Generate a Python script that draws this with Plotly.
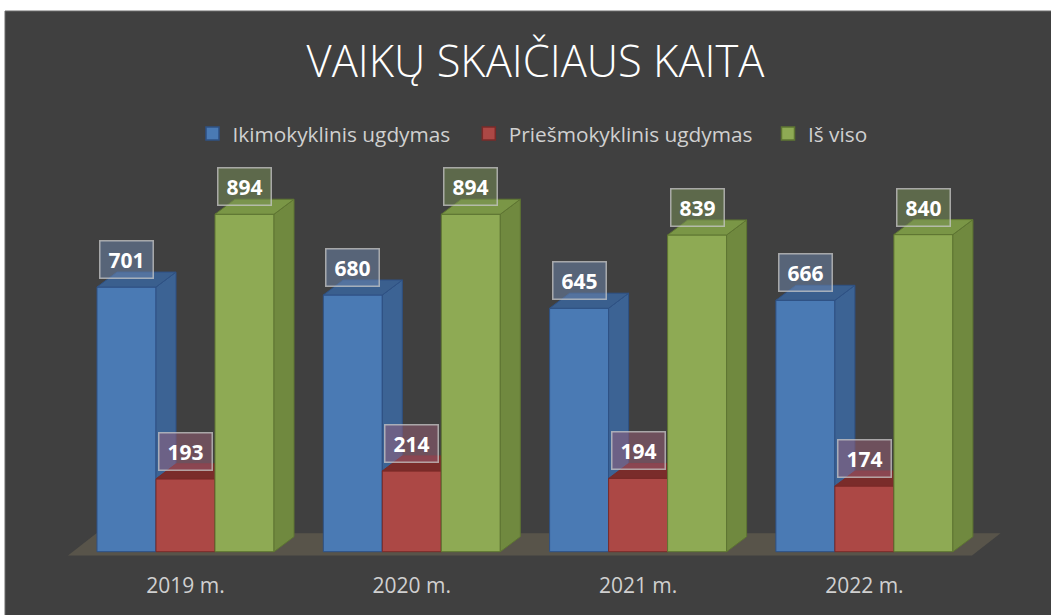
import plotly.graph_objects as go

# ---- data ----
categories = ["2019 m.", "2020 m.", "2021 m.", "2022 m."]
series_names = ["Ikimokyklinis ugdymas", "Priešmokyklinis ugdymas", "Iš viso"]
ikimokyklinis = [701, 680, 645, 666]
priesmokyklinis = [193, 214, 194, 174]
is_viso = [894, 894, 839, 840]
title_text = "VAIKŲ SKAIČIAUS KAITA"

series_values = [ikimokyklinis, priesmokyklinis, is_viso]

# ---- style ----
W, H = 1051, 615
px_per_cat = 226.3
cat0_px = 185.5
px_per_val = 0.3775
val0_py = 551.7
plot_bottom = 559
margin_b = H - plot_bottom
plot_h = plot_bottom

bar_w = 59 / px_per_cat
depth_dx = 20 / px_per_cat
depth_dy = 15 / px_per_val

front_cols = ["#4A7AB4", "#AC4845", "#8EAA54"]
side_cols = ["#3C6394", "#8A3533", "#70893F"]
top_cols = ["#3A5F8E", "#7A2C2A", "#7A9646"]
edge_cols = ["#2E5184", "#7A2A28", "#5E7532"]
label_bg = ["rgba(110,135,175,0.5)", "rgba(155,95,120,0.5)", "rgba(122,146,86,0.5)"]
bg_dark = "#404040"
text_col = "#D0D0D0"
font_main = "Open Sans"

x_range = [-cat0_px / px_per_cat, (W - cat0_px) / px_per_cat]
y_range = [(val0_py - plot_h) / px_per_val, val0_py / px_per_val]

def fx_px(px):
    return (px - cat0_px) / px_per_cat

def fy_px(py):
    return (val0_py - py) / px_per_val

fig = go.Figure()

# floor
n = len(categories)
fl_front, fl_back = fy_px(555.5), fy_px(533.3)
fl_l, fl_r = fx_px(68), fx_px(972)
fl_dx = 28.5 / px_per_cat
fig.add_trace(go.Scatter(
    x=[fl_l, fl_r, fl_r + fl_dx, fl_l + fl_dx, fl_l],
    y=[fl_front, fl_front, fl_back, fl_back, fl_front],
    fill="toself", fillcolor="#58544A", mode="lines",
    line=dict(width=0, color="#58544A"), hoverinfo="skip", showlegend=False))

legend_text_x = [232.5, 508.8, 808]
legend_names = ["legend", "legend2", "legend3"]

for i, vals in enumerate(series_values):
    fx, fy, sx, sy, tx, ty = [], [], [], [], [], []
    for g, v in enumerate(vals):
        c = g + (i - 1) * bar_w
        l, r = c - bar_w / 2, c + bar_w / 2
        fx += [l, r, r, l, l, None]
        fy += [0, 0, v, v, 0, None]
        sx += [r, r + depth_dx, r + depth_dx, r, r, None]
        sy += [0, depth_dy, v + depth_dy, v, 0, None]
        tx += [l, r, r + depth_dx, l + depth_dx, l, None]
        ty += [v, v, v + depth_dy, v + depth_dy, v, None]
    for xs, ys, col in ((fx, fy, front_cols[i]), (sx, sy, side_cols[i]), (tx, ty, top_cols[i])):
        fig.add_trace(go.Scatter(
            x=xs, y=ys, fill="toself", fillcolor=col, mode="lines",
            line=dict(width=1, color=edge_cols[i]), hoverinfo="skip", showlegend=False))
    fig.add_trace(go.Scatter(
        x=[None], y=[None], mode="markers", name=series_names[i],
        marker=dict(symbol="square", size=13, color=front_cols[i],
                    line=dict(width=1.5, color=edge_cols[i])),
        showlegend=True, legend=legend_names[i]))

# data labels
for i, vals in enumerate(series_values):
    for g, v in enumerate(vals):
        c = g + (i - 1) * bar_w
        fig.add_annotation(
            x=c, y=v, xref="x", yref="y", text=f"<b>{v}</b>", showarrow=False,
            yshift=27.5, xanchor="center", yanchor="middle",
            width=52, height=36, borderpad=0, borderwidth=1.5,
            bordercolor="rgba(200,200,200,0.75)", bgcolor=label_bg[i],
            font=dict(family=font_main, size=21, color="#FFFFFF"))

# dark panel
fig.add_shape(type="rect", xref="paper", yref="paper",
              x0=5 / W, x1=1.02, y0=1 - (H + 10) / plot_h, y1=1 - 11 / plot_h,
              fillcolor=bg_dark, line=dict(color="#6A6A6A", width=1), layer="below")

legend_common = dict(orientation="h", xanchor="left", yanchor="middle",
                     y=1 - 134 / plot_h,
                     font=dict(family=font_main, size=20.8, color=text_col),
                     bgcolor="rgba(0,0,0,0)", borderwidth=0)

fig.update_layout(
    width=W, height=H,
    margin=dict(l=0, r=0, t=0, b=margin_b, pad=0),
    paper_bgcolor="#FFFFFF", plot_bgcolor="rgba(0,0,0,0)",
    title=dict(text=title_text, x=535.5 / W, xanchor="center", xref="paper",
               y=1 - 62 / H, yref="container", yanchor="middle",
               font=dict(family=font_main, size=43.5, color="#FFFFFF", weight=300)),
    legend=dict(x=(legend_text_x[0] - 40) / W, **legend_common),
    legend2=dict(x=(legend_text_x[1] - 40) / W, **legend_common),
    legend3=dict(x=(legend_text_x[2] - 40) / W, **legend_common),
    xaxis=dict(range=x_range, tickmode="array", tickvals=list(range(n)), ticktext=categories,
               showgrid=False, zeroline=False, showline=False, ticks="outside", ticklen=8,
               tickcolor="rgba(0,0,0,0)", tickfont=dict(family=font_main, size=21, color=text_col),
               fixedrange=True),
    yaxis=dict(range=y_range, visible=False, fixedrange=True),
    showlegend=True,
)

fig.write_html(
    "out.html",
    config={"displayModeBar": False},
    post_script="document.body.style.margin='0';document.body.style.overflow='hidden';",
)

● ● ● ● ● ● ●

### [Instruction]
Quote the data exactly, leaving every image out of the copy.

### [Written response]
Generate a Python script that draws this with Plotly.
import plotly.graph_objects as go

# ---- data ----
categories = ["2019 m.", "2020 m.", "2021 m.", "2022 m."]
series_names = ["Ikimokyklinis ugdymas", "Priešmokyklinis ugdymas", "Iš viso"]
ikimokyklinis = [701, 680, 645, 666]
priesmokyklinis = [193, 214, 194, 174]
is_viso = [894, 894, 839, 840]
title_text = "VAIKŲ SKAIČIAUS KAITA"

series_values = [ikimokyklinis, priesmokyklinis, is_viso]

# ---- style ----
W, H = 1051, 615
px_per_cat = 226.3
cat0_px = 185.5
px_per_val = 0.3775
val0_py = 551.7
plot_bottom = 559
margin_b = H - plot_bottom
plot_h = plot_bottom

bar_w = 59 / px_per_cat
depth_dx = 20 / px_per_cat
depth_dy = 15 / px_per_val

front_cols = ["#4A7AB4", "#AC4845", "#8EAA54"]
side_cols = ["#3C6394", "#8A3533", "#70893F"]
top_cols = ["#3A5F8E", "#7A2C2A", "#7A9646"]
edge_cols = ["#2E5184", "#7A2A28", "#5E7532"]
label_bg = ["rgba(110,135,175,0.5)", "rgba(155,95,120,0.5)", "rgba(122,146,86,0.5)"]
bg_dark = "#404040"
text_col = "#D0D0D0"
font_main = "Open Sans"

x_range = [-cat0_px / px_per_cat, (W - cat0_px) / px_per_cat]
y_range = [(val0_py - plot_h) / px_per_val, val0_py / px_per_val]

def fx_px(px):
    return (px - cat0_px) / px_per_cat

def fy_px(py):
    return (val0_py - py) / px_per_val

fig = go.Figure()

# floor
n = len(categories)
fl_front, fl_back = fy_px(555.5), fy_px(533.3)
fl_l, fl_r = fx_px(68), fx_px(972)
fl_dx = 28.5 / px_per_cat
fig.add_trace(go.Scatter(
    x=[fl_l, fl_r, fl_r + fl_dx, fl_l + fl_dx, fl_l],
    y=[fl_front, fl_front, fl_back, fl_back, fl_front],
    fill="toself", fillcolor="#58544A", mode="lines",
    line=dict(width=0, color="#58544A"), hoverinfo="skip", showlegend=False))

legend_text_x = [232.5, 508.8, 808]
legend_names = ["legend", "legend2", "legend3"]

for i, vals in enumerate(series_values):
    fx, fy, sx, sy, tx, ty = [], [], [], [], [], []
    for g, v in enumerate(vals):
        c = g + (i - 1) * bar_w
        l, r = c - bar_w / 2, c + bar_w / 2
        fx += [l, r, r, l, l, None]
        fy += [0, 0, v, v, 0, None]
        sx += [r, r + depth_dx, r + depth_dx, r, r, None]
        sy += [0, depth_dy, v + depth_dy, v, 0, None]
        tx += [l, r, r + depth_dx, l + depth_dx, l, None]
        ty += [v, v, v + depth_dy, v + depth_dy, v, None]
    for xs, ys, col in ((fx, fy, front_cols[i]), (sx, sy, side_cols[i]), (tx, ty, top_cols[i])):
        fig.add_trace(go.Scatter(
            x=xs, y=ys, fill="toself", fillcolor=col, mode="lines",
            line=dict(width=1, color=edge_cols[i]), hoverinfo="skip", showlegend=False))
    fig.add_trace(go.Scatter(
        x=[None], y=[None], mode="markers", name=series_names[i],
        marker=dict(symbol="square", size=13, color=front_cols[i],
                    line=dict(width=1.5, color=edge_cols[i])),
        showlegend=True, legend=legend_names[i]))

# data labels
for i, vals in enumerate(series_values):
    for g, v in enumerate(vals):
        c = g + (i - 1) * bar_w
        fig.add_annotation(
            x=c, y=v, xref="x", yref="y", text=f"<b>{v}</b>", showarrow=False,
            yshift=27.5, xanchor="center", yanchor="middle",
            width=52, height=36, borderpad=0, borderwidth=1.5,
            bordercolor="rgba(200,200,200,0.75)", bgcolor=label_bg[i],
            font=dict(family=font_main, size=21, color="#FFFFFF"))

# dark panel
fig.add_shape(type="rect", xref="paper", yref="paper",
              x0=5 / W, x1=1.02, y0=1 - (H + 10) / plot_h, y1=1 - 11 / plot_h,
              fillcolor=bg_dark, line=dict(color="#6A6A6A", width=1), layer="below")

legend_common = dict(orientation="h", xanchor="left", yanchor="middle",
                     y=1 - 134 / plot_h,
                     font=dict(family=font_main, size=20.8, color=text_col),
                     bgcolor="rgba(0,0,0,0)", borderwidth=0)

fig.update_layout(
    width=W, height=H,
    margin=dict(l=0, r=0, t=0, b=margin_b, pad=0),
    paper_bgcolor="#FFFFFF", plot_bgcolor="rgba(0,0,0,0)",
    title=dict(text=title_text, x=535.5 / W, xanchor="center", xref="paper",
               y=1 - 62 / H, yref="container", yanchor="middle",
               font=dict(family=font_main, size=43.5, color="#FFFFFF", weight=300)),
    legend=dict(x=(legend_text_x[0] - 40) / W, **legend_common),
    legend2=dict(x=(legend_text_x[1] - 40) / W, **legend_common),
    legend3=dict(x=(legend_text_x[2] - 40) / W, **legend_common),
    xaxis=dict(range=x_range, tickmode="array", tickvals=list(range(n)), ticktext=categories,
               showgrid=False, zeroline=False, showline=False, ticks="outside", ticklen=8,
               tickcolor="rgba(0,0,0,0)", tickfont=dict(family=font_main, size=21, color=text_col),
               fixedrange=True),
    yaxis=dict(range=y_range, visible=False, fixedrange=True),
    showlegend=True,
)

fig.write_html(
    "out.html",
    config={"displayModeBar": False},
    post_script="document.body.style.margin='0';document.body.style.overflow='hidden';",
)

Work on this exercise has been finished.